- Country of production: People's Republic of China
- Date of production: 1968
- Designer: Wang Weisheng
- Printer: China Cartographic Publishing House
- Face value: 8 fen

= The Whole Country Is Red =

Rare Chinese postage stamp

The Whole Country is Red is a Chinese postage stamp, issued on 24 November 1968, which contained a problem with the design. The stamp features a map of China with the words "The Whole Country is Red" (全国山河一片红), with a worker, farmer, and soldier standing below with copies of Quotations from Chairman Mao, but Taiwan is not shaded red, merely outlined. The face value of the stamp is 8 fen.

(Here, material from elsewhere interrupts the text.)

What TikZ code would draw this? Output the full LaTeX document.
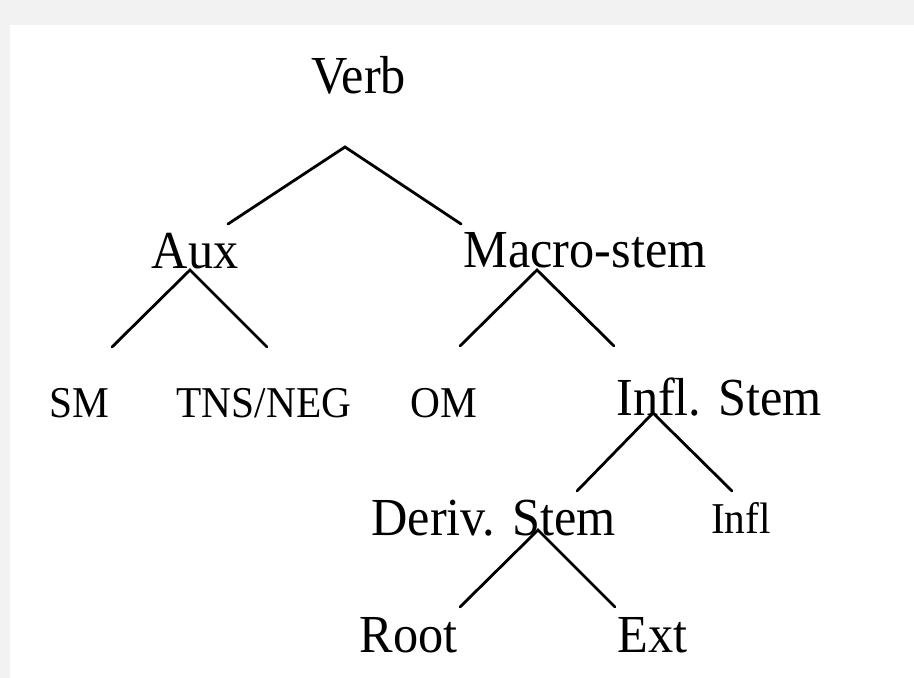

Taiwan was not shaded red as at the time of printing, it was (and remains so as of 2026) under the control of the Republic of China instead of the PRC. The official reason given for the withdrawal of the stamp was that the Spratly and Paracel Islands were missing from the map, as well as the borders with Mongolia, Bhutan, and Myanmar being incorrectly drawn. The stamp had been distributed for less than half a day when an editor at China Cartographic Publishing House noticed the problem with Taiwan and reported it to the Ministry of Posts and Telecommunications. As a result, all Chinese post offices had to stop selling the stamp and return all copies, with only a small quantity making it to private collectors. The designer of the stamp, Wan Weisheng, said in an AFP interview, "For a long time I was really worried that I would be jailed".

The stamp is today regarded as rare, with one being sold at an auction in 2009 for HK$3.68 million (US$475,000, £290,000). More recent auction realisations have varied, at £31050 in December 2010 (Stanley Gibbons), HK$747,500 (£60,300) at InterAsia's September 2011 sale, US$57,000 in 2014 in Germany, US$445,000 in 2014 in Hong Kong.